By MAYA POPE-CHAPPELL
Lost after a house-hunting expedition in the New York suburbs, Maria Gouras and her husband stumbled upon an abandoned and dilapidated stone-walled estate in Yonkers.
"This house had been boarded up and very neglected," said Ms. Gouras. "And bringing it back to life was amazing." Ms. Gouras and her husband, Gunnar, purchased the home in 1997 for $252,500, according to property records.
Ms. Gouras, a martial-arts instructor, said she was reluctant about the purchase of the "mini stone castle sitting on the hill," but her husband talked her into it.
Restoring the 1920s home, which sits on nearly two acres overlooking the Hudson River, was no easy feat. Ms. Gouras joined the Yonkers Historical Society, where she found a local contractor to help with the restoration. After filling countless Dumpsters and spending about $50,000 gutting the place, the only thing left to show of the home were four exterior stone walls and a fireplace.

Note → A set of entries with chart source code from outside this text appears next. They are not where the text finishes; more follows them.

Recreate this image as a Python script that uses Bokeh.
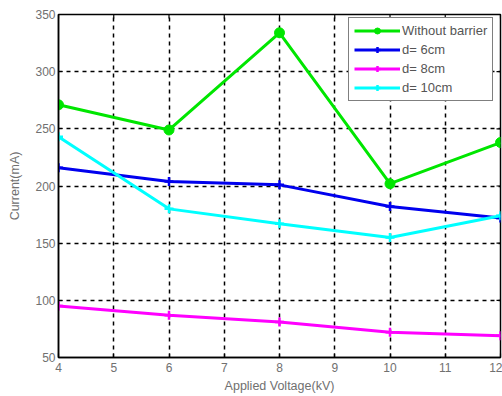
import math
from bokeh.plotting import figure
from bokeh.models import Range1d, FixedTicker, Legend, LegendItem
from bokeh.embed import file_html
from bokeh.resources import INLINE

voltage = [4, 6, 8, 10, 12]
without_barrier = [271, 249, 334, 202, 238]
d_6cm = [216, 204, 201, 182, 172]
d_8cm = [95, 87, 81, 72, 69]
d_10cm = [243, 180, 167, 155, 174]

x_ticks = [4, 5, 6, 7, 8, 9, 10, 11, 12]
y_ticks = [50, 100, 150, 200, 250, 300, 350]

FONT = "Liberation Sans"
TXT = "#707070"

p = figure(width=502, height=396, output_backend="svg", toolbar_location=None,
           x_range=Range1d(x_ticks[0], x_ticks[-1]), y_range=Range1d(y_ticks[0], y_ticks[-1]),
           min_border_left=58, min_border_right=2, min_border_top=14, min_border_bottom=39)

p.outline_line_color = "black"
p.outline_line_width = 1.5
p.outline_line_alpha = 1

def style_axis(ax, ticks):
    ax.ticker = FixedTicker(ticks=ticks)
    ax.axis_line_color = "black"
    ax.axis_line_width = 1.5
    ax.major_tick_in = 4
    ax.major_tick_out = 0
    ax.minor_tick_in = 0
    ax.minor_tick_out = 0
    ax.major_tick_line_color = "black"
    ax.major_tick_line_width = 1.2
    ax.major_label_text_font = FONT
    ax.major_label_text_font_size = "12px"
    ax.major_label_text_color = TXT
    ax.axis_label_text_font = FONT
    ax.axis_label_text_font_size = "12.5px"
    ax.axis_label_text_color = TXT
    ax.axis_label_text_font_style = "normal"

style_axis(p.xaxis[0], x_ticks)
style_axis(p.yaxis[0], y_ticks)
p.xaxis.axis_label = "Applied Voltage(kV)"
p.yaxis.axis_label = "Current(mA)"
p.xaxis.major_label_standoff = 5
p.yaxis.major_label_standoff = 3
p.xaxis.axis_label_standoff = 4
p.yaxis.axis_label_standoff = 10

for g in (p.xgrid[0], p.ygrid[0]):
    g.grid_line_color = "black"
    g.grid_line_dash = "4 4"
    g.grid_line_width = 1.5
    g.grid_line_alpha = 1

# inward tick marks on the top and right edges of the box (Matlab style)
p.scatter(x_ticks, [y_ticks[-1]] * len(x_ticks), marker="dash", angle=math.pi / 2,
          size=8, line_color="black", line_width=1.2)
p.scatter([x_ticks[-1]] * len(y_ticks), y_ticks, marker="dash",
          size=8, line_color="black", line_width=1.2)

lw = 3
r1 = p.line(voltage, without_barrier, line_color="#00e600", line_width=lw)
m1 = p.scatter(voltage, without_barrier, marker="circle", size=10, fill_color="#00e600",
               line_color="#00e600")
r2 = p.line(voltage, d_6cm, line_color="#0000ee", line_width=lw)
m2 = p.scatter(voltage, d_6cm, marker="cross", size=9, line_color="#0000ee", line_width=2.5)
r3 = p.line(voltage, d_8cm, line_color="#ff00ff", line_width=lw)
m3 = p.scatter(voltage, d_8cm, marker="cross", size=9, line_color="#ff00ff", line_width=2.5)
r4 = p.line(voltage, d_10cm, line_color="#00ffff", line_width=lw)
m4 = p.scatter(voltage, d_10cm, marker="cross", size=9, line_color="#00ffff", line_width=2.5)

legend = Legend(items=[
    LegendItem(label="Without barrier", renderers=[r1, m1]),
    LegendItem(label="d= 6cm", renderers=[r2, m2]),
    LegendItem(label="d= 8cm", renderers=[r3, m3]),
    LegendItem(label="d= 10cm", renderers=[r4, m4]),
], location=(290, 256))
legend.margin = 0
legend.padding = 5
legend.spacing = 4
legend.glyph_width = 46
legend.glyph_height = 15
legend.label_height = 15
legend.label_standoff = 2
legend.label_text_font = FONT
legend.label_text_font_size = "13px"
legend.label_text_color = "#555555"
legend.border_line_color = "black"
legend.border_line_width = 1.5
legend.background_fill_color = "white"
legend.background_fill_alpha = 1
p.add_layout(legend)

open("out.html", "w").write(file_html(p, INLINE))
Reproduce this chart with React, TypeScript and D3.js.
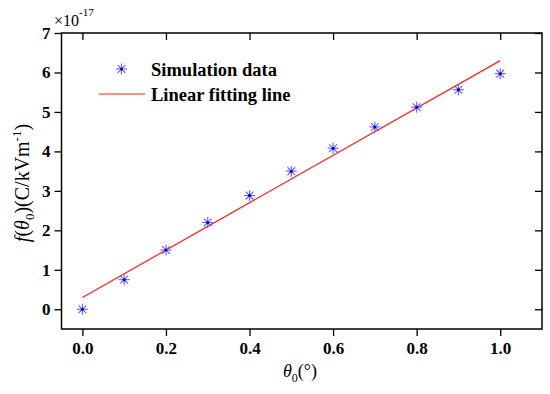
import React, { useEffect, useRef } from 'react';
import * as d3 from 'd3';

// simulation points (x in degrees, y in units of 1e-17)
const simX = [0.0, 0.1, 0.2, 0.3, 0.4, 0.5, 0.6, 0.7, 0.8, 0.9, 1.0];
const simY = [0.0, 0.75, 1.5, 2.2, 2.88, 3.5, 4.08, 4.62, 5.12, 5.56, 5.97];
// fitting line endpoints
const fitX = [0.0, 1.0];
const fitY = [0.3, 6.3];
const xTicks = [0.0, 0.2, 0.4, 0.6, 0.8, 1.0];
const yTicks = [0, 1, 2, 3, 4, 5, 6, 7];
const legendLabels = ['Simulation data', 'Linear fitting line'];

const App = () => {
  const svgRef = useRef<SVGSVGElement>(null);

  useEffect(() => {
    const svg = d3.select(svgRef.current);
    svg.selectAll('*').remove();

    const width = 550;
    const height = 394;
    const margin = { top: 33, right: 8, bottom: 65, left: 61.5 };
    const font = "'Liberation Serif', serif";

    const x = d3.scaleLinear().domain([-0.05, 1.1]).range([margin.left, width - margin.right]);
    const y = d3.scaleLinear().domain([-0.5, 7]).range([height - margin.bottom, margin.top]);

    svg.attr('width', width).attr('height', height);
    svg.append('rect').attr('width', width).attr('height', height).attr('fill', '#fff');

    const x0 = x.range()[0], x1 = x.range()[1];
    const y0 = y.range()[0], y1 = y.range()[1];

    // bottom axis: outward major + minor ticks
    const bottom = svg.append('g').attr('transform', `translate(0,${y0})`);
    bottom.call(d3.axisBottom(x).tickValues(d3.range(0, 1.11, 0.1)).tickSize(4).tickFormat(() => ''))
      .call(g => g.select('.domain').remove());
    bottom.call(d3.axisBottom(x).tickValues(xTicks).tickSize(7).tickPadding(6).tickFormat(d3.format('.1f')))
      .call(g => g.select('.domain').remove());

    // left axis
    const left = svg.append('g').attr('transform', `translate(${x0},0)`);
    left.call(d3.axisLeft(y).tickValues(d3.range(-0.5, 7.01, 0.5)).tickSize(4).tickFormat(() => ''))
      .call(g => g.select('.domain').remove());
    left.call(d3.axisLeft(y).tickValues(yTicks).tickSize(7).tickPadding(4).tickFormat(d3.format('d')))
      .call(g => g.select('.domain').remove());

    // top and right: inward major ticks
    svg.append('g').attr('transform', `translate(0,${y1})`)
      .call(d3.axisBottom(x).tickValues(xTicks).tickSize(7).tickFormat(() => ''))
      .call(g => g.select('.domain').remove());
    svg.append('g').attr('transform', `translate(${x1},0)`)
      .call(d3.axisLeft(y).tickValues(yTicks).tickSize(7).tickFormat(() => ''))
      .call(g => g.select('.domain').remove());

    svg.selectAll('.tick line').attr('stroke', '#000').attr('stroke-width', 1.3);
    svg.selectAll('.tick text')
      .attr('fill', '#000')
      .style('font-family', font)
      .style('font-weight', 'bold')
      .style('font-size', '17px');

    svg.append('rect')
      .attr('x', x0).attr('y', y1)
      .attr('width', x1 - x0).attr('height', y0 - y1)
      .attr('fill', 'none').attr('stroke', '#000').attr('stroke-width', 1.5);

    // fitting line
    const line = d3.line<number>().x((d, i) => x(fitX[i])).y(d => y(d));
    svg.append('path').attr('d', line(fitY)).attr('fill', 'none')
      .attr('stroke', '#ff2020').attr('stroke-width', 1.2);

    const star = (g: any, cx: number, cy: number) => {
      const r = 5.5;
      const s = g.append('g').attr('transform', `translate(${cx},${cy})`);
      [0, 45, 90, 135].forEach(a => {
        const rad = (a * Math.PI) / 180;
        s.append('line')
          .attr('x1', -r * Math.cos(rad)).attr('y1', -r * Math.sin(rad))
          .attr('x2', r * Math.cos(rad)).attr('y2', r * Math.sin(rad))
          .attr('stroke', '#6060ff').attr('stroke-width', 1.1);
      });
      s.append('circle').attr('r', 1.5).attr('fill', '#0000c0');
    };

    simX.forEach((d, i) => star(svg, x(d), y(simY[i])));

    // legend
    star(svg, 121.5, 69);
    svg.append('line').attr('x1', 99).attr('x2', 145).attr('y1', 94).attr('y2', 94)
      .attr('stroke', '#ff2020').attr('stroke-width', 1.2);
    legendLabels.forEach((t, i) => {
      svg.append('text').attr('x', 151).attr('y', 75.5 + i * 25).text(t)
        .style('font-family', font).style('font-weight', 'bold').style('font-size', '18.5px');
    });

    // exponent
    const ex = svg.append('text').attr('x', 54).attr('y', 26)
      .style('font-family', font).style('font-size', '16px');
    ex.append('tspan').text('×10');
    ex.append('tspan').attr('dy', -10).style('font-size', '11px').text('-17');

    // x label
    const xl = svg.append('text').attr('x', 300).attr('y', 377).attr('text-anchor', 'middle')
      .style('font-family', font).style('font-size', '18px');
    xl.append('tspan').style('font-style', 'italic').text('θ');
    xl.append('tspan').attr('dy', 5).style('font-size', '12px').text('0');
    xl.append('tspan').attr('dy', -5).text('(°)');

    // y label
    const yl = svg.append('text')
      .attr('transform', `translate(29,183) rotate(-90)`)
      .attr('text-anchor', 'middle')
      .style('font-family', font).style('font-size', '20px');
    yl.append('tspan').style('font-style', 'italic').text('f');
    yl.append('tspan').text('(');
    yl.append('tspan').style('font-style', 'italic').text('θ');
    yl.append('tspan').attr('dy', 5).style('font-size', '13px').text('0');
    yl.append('tspan').attr('dy', -5).text(')(C/kVm');
    yl.append('tspan').attr('dy', -8).style('font-size', '13px').text('-1');
    yl.append('tspan').attr('dy', 8).text(')');
  }, []);

  return (
    <div>
      <svg ref={svgRef} style={{ display: 'block', position: 'absolute', left: 0, top: 0 }}></svg>
    </div>
  );
};

export default App;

"I felt the more money we spent, the worse it looked," said Ms. Gouras. "It was terrible."
Prewar details in the renovated home—from the fixtures and trimmings to the home's interior doors, tubs, sinks and a cast-iron radiator—were salvaged from several prewar homes being torn down in the region, mainly in Stamford, Conn. A large solid-oak pocket door, rescued from the basement of a demolished home, inspired the look of the entire kitchen, which is outfitted with black soapstone and mahogany.
After a year and a half, the couple moved in to their fully restored three-story estate with three bedrooms and two full baths. Ms. Gouras filled the home with vintage furniture, including many antique pieces from garage sales and flea markets. Though Ms. Gouras said the restoration was discouraging at times, she compared the process to the excitement felt during the birth of her children.
Her husband, a neurologist, is considering a position in Scandinavia, which prompted the couple to list their roughly 2,800-square-foot home last month with Halstead Property for $1.65 million. They plan to move by next summer.